DIRECTIONS FOR THIS TASK: Output the material below unchanged, apart from leaving out the pictures.
* start COLLECTED DATA *
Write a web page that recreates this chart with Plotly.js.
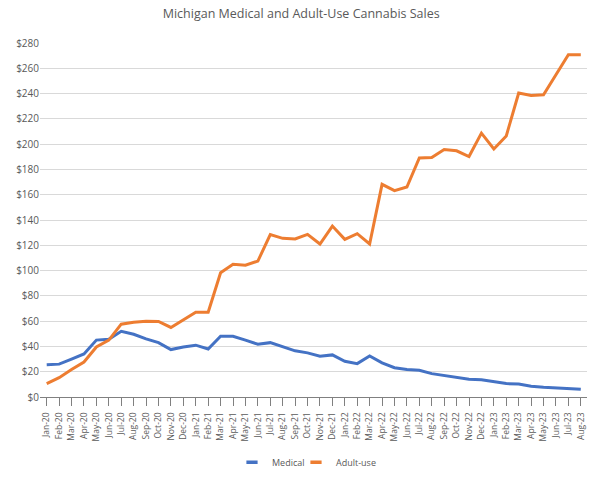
<!DOCTYPE html>
<html>
<head>
<meta charset="utf-8">
<script src="https://cdn.plot.ly/plotly-3.0.1.min.js"></script>
<style>html,body{margin:0;padding:0;background:#fff;}#chart{width:606px;height:485px;}</style>
</head>
<body>
<div id="chart"></div>
<script>
const months = ["Jan-20","Feb-20","Mar-20","Apr-20","May-20","Jun-20","Jul-20","Aug-20","Sep-20","Oct-20","Nov-20","Dec-20",
"Jan-21","Feb-21","Mar-21","Apr-21","May-21","Jun-21","Jul-21","Aug-21","Sep-21","Oct-21","Nov-21","Dec-21",
"Jan-22","Feb-22","Mar-22","Apr-22","May-22","Jun-22","Jul-22","Aug-22","Sep-22","Oct-22","Nov-22","Dec-22",
"Jan-23","Feb-23","Mar-23","Apr-23","May-23","Jun-23","Jul-23","Aug-23"];
const medical = [25.6,26,30,34,45,45.7,52,49.6,46,43,37.5,39.6,
41,38,48,48,45,41.7,43,40,36.5,34.9,32.2,33.3,
28.3,26.4,32.5,27,23.2,21.7,21.1,18.5,16.9,15.3,14,13.7,
11.9,10.6,10.3,8.5,7.7,7.1,6.6,6.1];
const adultUse = [10.6,15.3,21.7,27.7,39.6,45,57.6,59.2,60,59.7,55,61.3,
67,67,98.3,105,104.3,107.5,128.4,125.5,125,128.6,121,135.2,
124.7,129.2,121,168.2,163.2,166.1,189.1,189.4,195.7,194.7,190.2,208.7,
196.2,206.5,240.4,238.5,239,254.9,270.7,270.7];
const yTicks = [0,20,40,60,80,100,120,140,160,180,200,220,240,260,280];
const yTickText = yTicks.map(v => "$" + v);
const seriesNames = ["Medical", "Adult-use"];
const seriesColors = ["#4472C4", "#ED7D31"];
const legendIds = ["legend", "legend2"];

const font = "'Open Sans', 'Noto Sans', sans-serif";
const traces = [
  {x: months, y: medical, name: seriesNames[0], type: "scatter", mode: "lines", showlegend: false,
   line: {color: seriesColors[0], width: 3}},
  {x: months, y: adultUse, name: seriesNames[1], type: "scatter", mode: "lines", showlegend: false,
   line: {color: seriesColors[1], width: 3}}
];
seriesNames.forEach((n, i) => {
  traces.push({x: [months[0]], y: [null], name: n, type: "scatter", mode: "markers", showlegend: true,
    legend: legendIds[i],
    marker: {symbol: "line-ew-open", size: 8, line: {color: seriesColors[i], width: 3.5}, color: seriesColors[i]}});
});
const legendStyle = {orientation: "h", xanchor: "left", y: -0.184, yanchor: "middle",
  font: {size: 9, color: "#595959"}, itemwidth: 30, bgcolor: "rgba(0,0,0,0)"};
const layout = {
  width: 606, height: 485,
  margin: {l: 40, r: 19, t: 43, b: 88, autoexpand: false},
  paper_bgcolor: "#fff", plot_bgcolor: "#fff",
  font: {family: font, color: "#595959", size: 10},
  title: {text: "Michigan Medical and Adult-Use Cannabis Sales", x: 0.497, xanchor: "center", y: 0.972, yanchor: "middle",
          font: {family: font, size: 12.5, color: "#595959"}},
  xaxis: {type: "category", range: [-0.54, 43.5], tickangle: -90, tickfont: {size: 8.5, color: "#595959"},
          showgrid: false, showline: true, linecolor: "#808080", linewidth: 1, ticklabelstandoff: 3,
          ticks: "outside", ticklen: 8, tickcolor: "#808080", zeroline: false, fixedrange: true},
  yaxis: {range: [0, 280], tickvals: yTicks, ticktext: yTickText, showgrid: true, gridcolor: "#d9d9d9", gridwidth: 1,
          zeroline: false, showline: false, ticks: "", tickfont: {size: 10, color: "#595959"}, fixedrange: true},
  showlegend: true,
  legend: Object.assign({}, legendStyle, {x: 0.351}),
  legend2: Object.assign({}, legendStyle, {x: 0.468}),
};
Plotly.newPlot("chart", traces, layout, {displayModeBar: false, staticPlot: true});
</script>
</body>
</html>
* end COLLECTED DATA *
ANSWER:
Write a web page that recreates this chart with Plotly.js.
<!DOCTYPE html>
<html>
<head>
<meta charset="utf-8">
<script src="https://cdn.plot.ly/plotly-3.0.1.min.js"></script>
<style>html,body{margin:0;padding:0;background:#fff;}#chart{width:606px;height:485px;}</style>
</head>
<body>
<div id="chart"></div>
<script>
const months = ["Jan-20","Feb-20","Mar-20","Apr-20","May-20","Jun-20","Jul-20","Aug-20","Sep-20","Oct-20","Nov-20","Dec-20",
"Jan-21","Feb-21","Mar-21","Apr-21","May-21","Jun-21","Jul-21","Aug-21","Sep-21","Oct-21","Nov-21","Dec-21",
"Jan-22","Feb-22","Mar-22","Apr-22","May-22","Jun-22","Jul-22","Aug-22","Sep-22","Oct-22","Nov-22","Dec-22",
"Jan-23","Feb-23","Mar-23","Apr-23","May-23","Jun-23","Jul-23","Aug-23"];
const medical = [25.6,26,30,34,45,45.7,52,49.6,46,43,37.5,39.6,
41,38,48,48,45,41.7,43,40,36.5,34.9,32.2,33.3,
28.3,26.4,32.5,27,23.2,21.7,21.1,18.5,16.9,15.3,14,13.7,
11.9,10.6,10.3,8.5,7.7,7.1,6.6,6.1];
const adultUse = [10.6,15.3,21.7,27.7,39.6,45,57.6,59.2,60,59.7,55,61.3,
67,67,98.3,105,104.3,107.5,128.4,125.5,125,128.6,121,135.2,
124.7,129.2,121,168.2,163.2,166.1,189.1,189.4,195.7,194.7,190.2,208.7,
196.2,206.5,240.4,238.5,239,254.9,270.7,270.7];
const yTicks = [0,20,40,60,80,100,120,140,160,180,200,220,240,260,280];
const yTickText = yTicks.map(v => "$" + v);
const seriesNames = ["Medical", "Adult-use"];
const seriesColors = ["#4472C4", "#ED7D31"];
const legendIds = ["legend", "legend2"];

const font = "'Open Sans', 'Noto Sans', sans-serif";
const traces = [
  {x: months, y: medical, name: seriesNames[0], type: "scatter", mode: "lines", showlegend: false,
   line: {color: seriesColors[0], width: 3}},
  {x: months, y: adultUse, name: seriesNames[1], type: "scatter", mode: "lines", showlegend: false,
   line: {color: seriesColors[1], width: 3}}
];
seriesNames.forEach((n, i) => {
  traces.push({x: [months[0]], y: [null], name: n, type: "scatter", mode: "markers", showlegend: true,
    legend: legendIds[i],
    marker: {symbol: "line-ew-open", size: 8, line: {color: seriesColors[i], width: 3.5}, color: seriesColors[i]}});
});
const legendStyle = {orientation: "h", xanchor: "left", y: -0.184, yanchor: "middle",
  font: {size: 9, color: "#595959"}, itemwidth: 30, bgcolor: "rgba(0,0,0,0)"};
const layout = {
  width: 606, height: 485,
  margin: {l: 40, r: 19, t: 43, b: 88, autoexpand: false},
  paper_bgcolor: "#fff", plot_bgcolor: "#fff",
  font: {family: font, color: "#595959", size: 10},
  title: {text: "Michigan Medical and Adult-Use Cannabis Sales", x: 0.497, xanchor: "center", y: 0.972, yanchor: "middle",
          font: {family: font, size: 12.5, color: "#595959"}},
  xaxis: {type: "category", range: [-0.54, 43.5], tickangle: -90, tickfont: {size: 8.5, color: "#595959"},
          showgrid: false, showline: true, linecolor: "#808080", linewidth: 1, ticklabelstandoff: 3,
          ticks: "outside", ticklen: 8, tickcolor: "#808080", zeroline: false, fixedrange: true},
  yaxis: {range: [0, 280], tickvals: yTicks, ticktext: yTickText, showgrid: true, gridcolor: "#d9d9d9", gridwidth: 1,
          zeroline: false, showline: false, ticks: "", tickfont: {size: 10, color: "#595959"}, fixedrange: true},
  showlegend: true,
  legend: Object.assign({}, legendStyle, {x: 0.351}),
  legend2: Object.assign({}, legendStyle, {x: 0.468}),
};
Plotly.newPlot("chart", traces, layout, {displayModeBar: false, staticPlot: true});
</script>
</body>
</html>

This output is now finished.